Was Air France flight brought down by turbulence or hail?
100 m.p.h. winds, hail, and rain might have brought Flight 447 down, says a former Air Force meteorologist.
Was Air France flight 447 brought down by a 100 m.p.h. updraft?
Or were its two jet engines snuffed out by hail or heavy rains?
In the absence of a black box, the leading theory now is that the Airbus 330-200 was brought down by a 300-mile-wide band of tropical thunderstorms that it could fly neither around nor over.
Brazil's defense minister confirmed Tuesday afternoon that military planes found a three-mile path of wreckage in the Atlantic, hundreds of miles from Fernando de Noronha, a Brazilian archipelago.
Professional pilots and meteorologists are digging through the available data – flight routes, satellite images, aircraft specifications, and weather reports – and spinning out several likely causes.
One of the most detailed and cogent pieces of analysis of Flight 447’s last minutes – winning the praise of pilots around the world – is a blog by Tim Vasquez.
Mr. Vasquez is a former US Air Force meteorologist. He now consults and publishes weather forecasting texts and software.
Vasquez plots the likely flight path of Air France 447 and overlays it on satellite imagery and weather reports in the area at the time:
It appears AF447 crossed through three key thunderstorm clusters: a small one around 0151Z, a new rapidly growing one at about 0159Z, and finally a large multicell convective system (MCS) around 0205-0216Z. Temperature trends suggested that the entire system was at peak intensity …
Air France says that it received an automated message from Flight 447 reporting electrical faults and loss of pressurization. Vasquez says that message was sent just as the jet was nearing the final edge of the storm cells, but after being battered by turbulent updrafts as high as 100 mph for about 12 minutes (or 75 miles).
Several pilots, in comments on his site, agree that turbulence was probably a factor.
AccuWeather.com, a private forecasting firm, issued a statement Tuesday, offering a similar theory based on its own data:
The plane appears to have flown into or near a large cluster thunderstorms that were in the development stages northeast of Fernando De Noronha, which is located off Brazil's northern coast, and along the Intertropical Convergence Zone (ITCZ), the belt of low pressure that surrounds the Earth at the equator.
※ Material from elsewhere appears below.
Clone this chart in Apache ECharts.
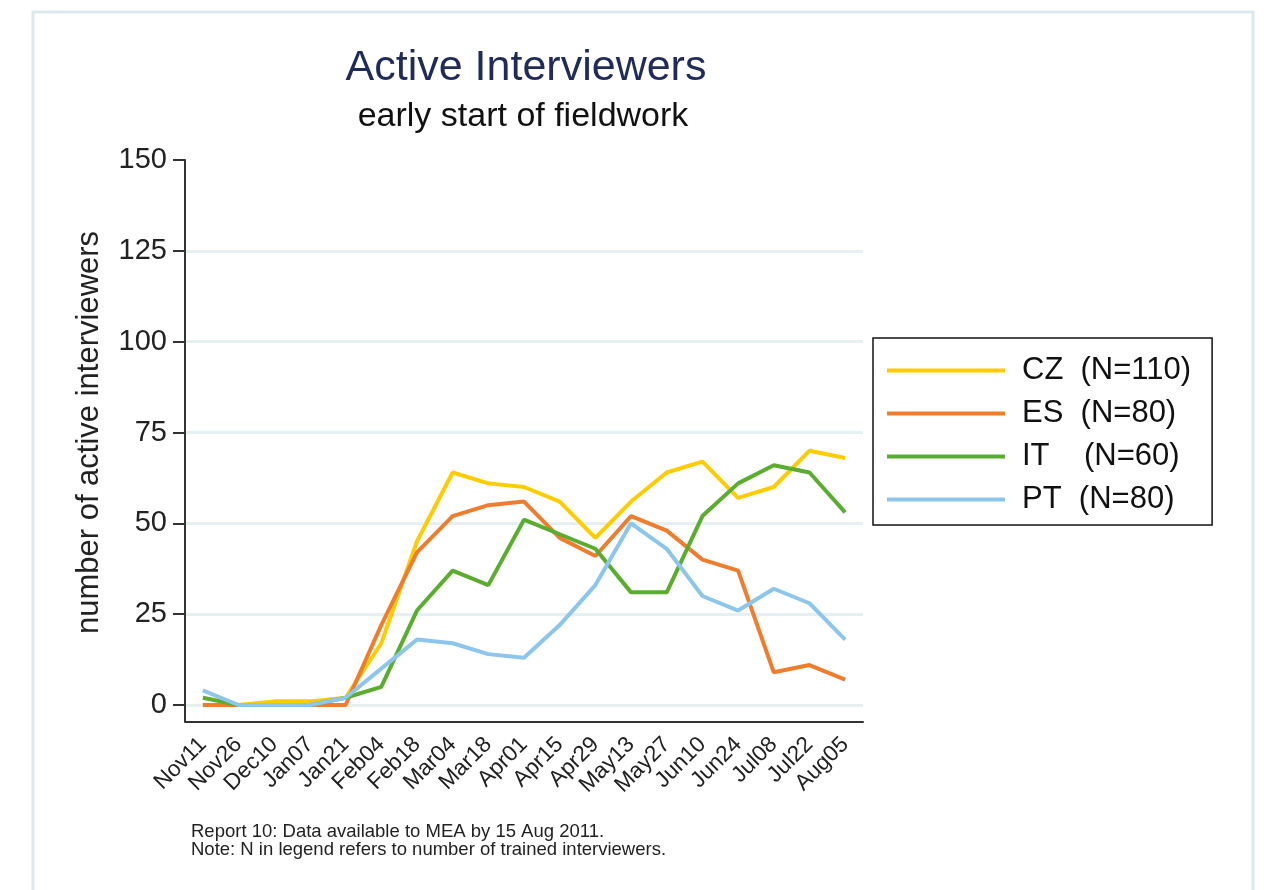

Based on weather information from Fernando De Noronha, the updrafts associated with the thunderstorms may have reached up to 100 m.p.h. Such an updraft would lead to severe turbulence for any aircraft. In addition, the storms were towering up to 50,000 feet and would have been producing lightning.
At its last check-in time, the Air France aircraft was flying at 35,000 feet. A check of the Airbus 330-200 specifications shows that the aircraft has a ceiling of 41,000 feet.
It couldn’t fly above a thunderstorm with a 50,000-ft. top. It would have been using its onboard radar to try to pick a path through the storm cells.
Vasquez also makes note of another possible cause: The jet engines were shutdown by rain or hail.
A dual engine flameout due to precipitation or ice ingestion is a noteworthy possibility as has been discussed on other sites
(specific to the A330 type too). The precipitable water content in any tropical weather system can run very high.
Vazquez says that lightning may also have been a factor. And Accuweather raises the same point:
Tropical thunderstorms and the lightning patterns generated by them are different from storms that typically occur over the United States. Studies have shown that the top region of tropical thunderstorms is highly charged and more conducive to lightning, which indicates that an airplane flying near the top of a tropical thunderstorm could be more susceptible to a lightning strike. Tropical thunderstorms are also notorious for producing frequent cloud-to-cloud, as well as cloud-to-air lightning.
But commercial pilots and aviation safety experts say that such jets are designed to take lightning strikes without significant damage. Still, the fact that this was a fly-by-wire aircraft (where the control surfaces are moved by electrically signaled controls, rather than cables, chains, and pulleys) raises doubts among some pilots.
Most pilots, in the absence of more information, are leaning toward turbulence or engine flameout as the most likely causes of AF447’s demise.
But there is at least one faction within the meterological community that disagrees with the theory that the Air France jet was brought down by a storm.
The World Meteorological Organisation (WMO) says that two Lufthansa jets – heading from South America to Europe – flew through the same area where the thunderstorms were reported, about half an hour before the AF447.
The two aircraft collected wind and temperature information during their flight as part of a WMO program.
On Monday, a source with access to the data transmitted to WMO told Reuters in Paris that the two jets passed through turbulence before and after the plane without incident….
More than 5,000 aircraft collect data under WMO's Aircraft Meteorological Data Relay Programme (AMDAR). The two Lufthansa jets participated in the system, but not the Air France flight, according to the Geneva-based United Nations agency.
But Herbert Puempel, chief of the WMO's aeronautical meteorology division, also told Reuters that thunderstorms tend to be very localized. If one plane reports turbulence, another one passing through the same area even shortly afterward is unlikely to experience it.